La compétition humaniste (1ère partie)
Finale du tournoi de Bercy 1992 : Boris Becker bat Guy Forget tenant du titre
Boris Becker vient de battre Guy Forget à l’Open de Tennis de Paris Bercy en 1992. L’année précédente, le vaincu était le vainqueur. Ce qui me marque dans cette photo, c’est le regard que porte le Français sur l’Allemand qui vient de décrocher son troisième titre dans la capitale française. Il semble sincèrement admiratif de son adversaire. On sent l’admiration, la reconnaissance de la supériorité qu’il a dû ressentir au cours du match. Il ne paraît ni affecté ni déçu par sa défaite. La victoire était en dehors de ses possibilités. Le fait d’avoir tout donné et d’en avoir eu le sentiment permet d’accepter le sort d’une compétition. Cela ne veut pas dire que Forget accepte une infériorité à vie : « Je suis moins fort aujourd’hui mais cela ne signifie pas que demain je n’aurai pas ma chance ». Les progrès et l’intelligence permettent d’espérer inverser les rapports de force.

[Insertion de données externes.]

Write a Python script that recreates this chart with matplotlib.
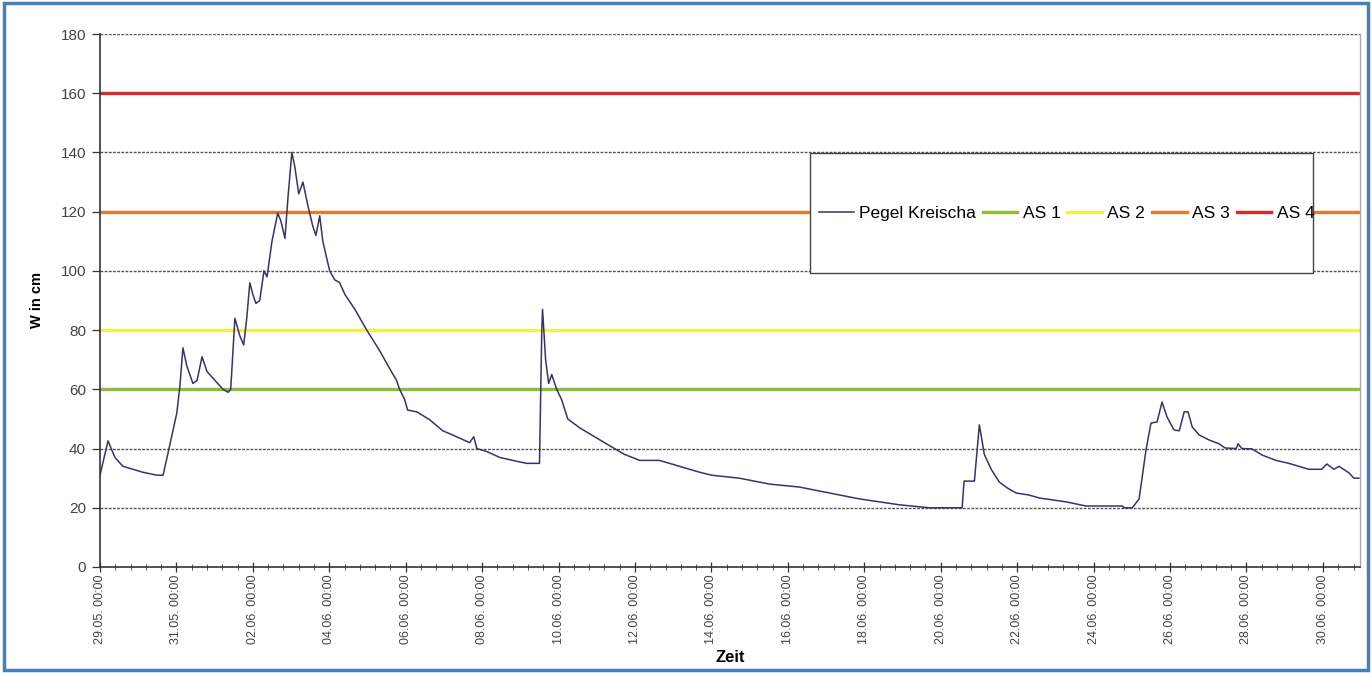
import numpy as np
import pandas as pd
import matplotlib
matplotlib.use("Agg")
import matplotlib.pyplot as plt
import matplotlib.dates as mdates
from matplotlib.patches import Rectangle
from matplotlib.lines import Line2D

plt.rcParams['font.family'] = ['Liberation Sans', 'DejaVu Sans']

# ---------------- data ----------------
start = pd.Timestamp("2013-05-29 00:00")
# time offsets in days since 29.05. 00:00
t_days = [0.00, 0.21, 0.39, 0.60, 0.86, 1.12, 1.49, 1.65, 1.78, 2.01, 2.09, 2.17,
          2.27, 2.43, 2.54, 2.67, 2.80, 3.01, 3.22, 3.35, 3.42, 3.53, 3.66, 3.76,
          3.84, 3.92, 4.00, 4.08, 4.18, 4.29, 4.37, 4.50, 4.65, 4.73, 4.84, 4.92,
          5.02, 5.10, 5.20, 5.31, 5.44, 5.57, 5.65, 5.75, 5.83, 6.01, 6.14, 6.27,
          6.41, 6.67, 6.98, 7.32, 7.58, 7.76, 7.84, 7.97, 8.05, 8.29, 8.63, 8.97,
          9.33, 9.67, 9.78, 9.86, 10.12, 10.46, 10.80, 11.16, 11.50, 11.56, 11.58,
          11.66, 11.74, 11.82, 11.95, 12.08, 12.24, 12.55, 12.94, 13.33, 13.73,
          14.12, 14.64, 15.16, 15.69, 16.00, 16.73, 17.52, 18.30, 19.08, 19.87,
          20.39, 20.92, 21.70, 22.56, 22.61, 22.88, 23.01, 23.14, 23.32, 23.53,
          23.74, 23.97, 24.31, 24.58, 25.28, 25.80, 26.75, 26.80, 27.01, 27.19,
          27.37, 27.50, 27.66, 27.79, 27.92, 28.10, 28.24, 28.37, 28.47, 28.58,
          28.76, 29.02, 29.28, 29.44, 29.73, 29.78, 29.88, 30.14, 30.41, 30.77,
          31.11, 31.42, 31.63, 31.97, 32.10, 32.29, 32.42, 32.68, 32.81, 32.94]
level_cm = [31, 42.6, 37, 34, 33, 32, 31, 31, 38.5, 52, 61, 74,
            68, 62, 63, 71, 66, 63, 60, 59, 60, 84, 78, 75,
            84, 96, 92, 89, 90, 100, 98, 110, 119.5, 117, 111, 125,
            140, 135, 126, 130, 122, 115, 112, 118.6, 110, 100, 97, 96,
            92, 87, 80, 73, 67, 63, 60, 56.6, 53, 52.4, 49.7, 46,
            44, 42, 44, 40, 39, 37, 36, 35, 35, 80, 87,
            70, 62, 65, 60, 56.5, 50, 47, 44, 41, 38,
            36, 36, 34, 32, 31, 30, 28, 27, 25, 23,
            22, 21, 20, 20, 29, 29, 48, 38, 33, 28.7,
            26.7, 25, 24.3, 23.3, 22, 20.6, 20.6, 20, 20, 23,
            39.5, 48.6, 49, 55.7, 50.7, 46.3, 46, 52.4, 52.4, 47.3,
            44.6, 42.9, 41.6, 40.2, 40, 41.6, 40, 39.9, 37.8, 36,
            35, 33.8, 33, 33, 34.8, 33, 34, 31.8, 30, 30]

series_name = "Pegel Kreischa"
thresh_names = ["AS 1", "AS 2", "AS 3", "AS 4"]
thresh_values = [60, 80, 120, 160]
thresh_colors = ["#8fba3a", "#f2ee4a", "#e8772e", "#d42a2a"]

y_ticks = [0, 20, 40, 60, 80, 100, 120, 140, 160, 180]

# ---------------- figure ----------------
times = start + pd.to_timedelta(np.array(t_days), unit="D")

fig = plt.figure(figsize=(13.72, 6.73), dpi=100)
ax = fig.add_axes([100/1372, 1-567/673, 1260/1372, 533/673])

# grid lines (dashed)
for yv in y_ticks[1:]:
    ax.axhline(yv, color="#555555", lw=1.0, ls=(0, (2, 1)), zorder=1)

# threshold lines
thresh_handles = []
for name, val, col in zip(thresh_names, thresh_values, thresh_colors):
    ax.axhline(val, color=col, lw=2.4, zorder=2)
    thresh_handles.append(Line2D([], [], color=col, lw=2.4, label=name))

ln, = ax.plot(times, level_cm, color="#34346f", lw=1.1, zorder=3, label=series_name)

x0 = mdates.date2num(start)
ax.set_xlim(x0, x0 + 32.97)
ax.set_ylim(0, 180)
ax.set_yticks(y_ticks)

major = [x0 + 2*k for k in range(17)]
ax.xaxis.set_major_locator(matplotlib.ticker.FixedLocator(major))
ax.xaxis.set_minor_locator(matplotlib.ticker.FixedLocator(list(np.arange(x0, x0 + 33, 0.4))))
ax.xaxis.set_major_formatter(mdates.DateFormatter("%d.%m. %H:%M"))
for lab in ax.get_xticklabels():
    lab.set_rotation(90)

ax.tick_params(axis="x", which="major", direction="inout", length=7, width=0.9,
               color="#333333", labelsize=9, labelcolor="#444444", pad=2)
ax.tick_params(axis="x", which="minor", direction="inout", length=4, width=0.7, color="#555555")
ax.tick_params(axis="y", which="major", direction="out", length=6, width=0.9,
               color="#333333", labelsize=11, labelcolor="#444444", pad=4)

for s in ["left", "bottom"]:
    ax.spines[s].set_color("#333333")
    ax.spines[s].set_linewidth(1.2)
ax.spines["top"].set_visible(False)
ax.spines["right"].set_color("#aaaaaa")
ax.spines["right"].set_linewidth(1.0)

ax.set_ylabel("W in cm", fontsize=10.5, fontweight="bold", labelpad=12)
ax.set_xlabel("Zeit", fontsize=12, fontweight="bold", labelpad=4)

# legend box
bx0, by0 = (810-100)/1260, (567-273)/533
bw, bh = (1313-810)/1260, (273-153)/533
ax.add_patch(Rectangle((bx0, by0), bw, bh, transform=ax.transAxes, facecolor="white",
                       edgecolor="#444444", lw=1.0, zorder=5))
leg = ax.legend(handles=[ln] + thresh_handles, loc="center",
                bbox_to_anchor=(bx0 + bw/2 + 0.004, by0 + bh/2), ncol=5, frameon=False,
                fontsize=12.5, handlelength=2.0, handletextpad=0.3, columnspacing=0.4,
                borderpad=0)
leg.set_zorder(6)

# outer blue frame
fig.patches.append(Rectangle((0.003, 0.004), 0.994, 0.992, transform=fig.transFigure,
                             fill=False, edgecolor="#4a7ebb", lw=2.5))

fig.savefig("out.png", dpi=100)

La compétition est un moyen d’accéder à la reconnaissance de l’altérité. Ici, on sent que Guy Forget est marqué par cette prise de conscience des qualités de joueur de Boris Becker. « Je ne pouvais rien. Tu es vraiment un très grand joueur ». Cette reconnaissance de l’être ne tue pas la conscience qu’il a de lui-même. Donner le meilleur de soi-même est une façon d’accéder à sa propre reconnaissance. « Au cours du match, ton jeu m’a permis d’aller au bout de moi-même, d’exprimer de nouvelles capacités et de donner le meilleur de moi-même même si j’ai perdu ».
Il y a ici une co-naissance, une naissance à soi-même et à autrui. Par la compétition, j’accède à une connaissance de moi-même et d’autrui. On considère trop le terme de la compétition comme une alternative ontologique entre les deux protagonistes. Si tu es, je ne suis pas ; si je suis, tu n’es pas. Seules la défaite et la victoire déterminent ces sentiments. Ces grands champions nous montrent que la compétition peut servir la promotion de tous les protagonistes quelque soit le résultat. La compétition perd son sens animal et accède ici à un sens humain.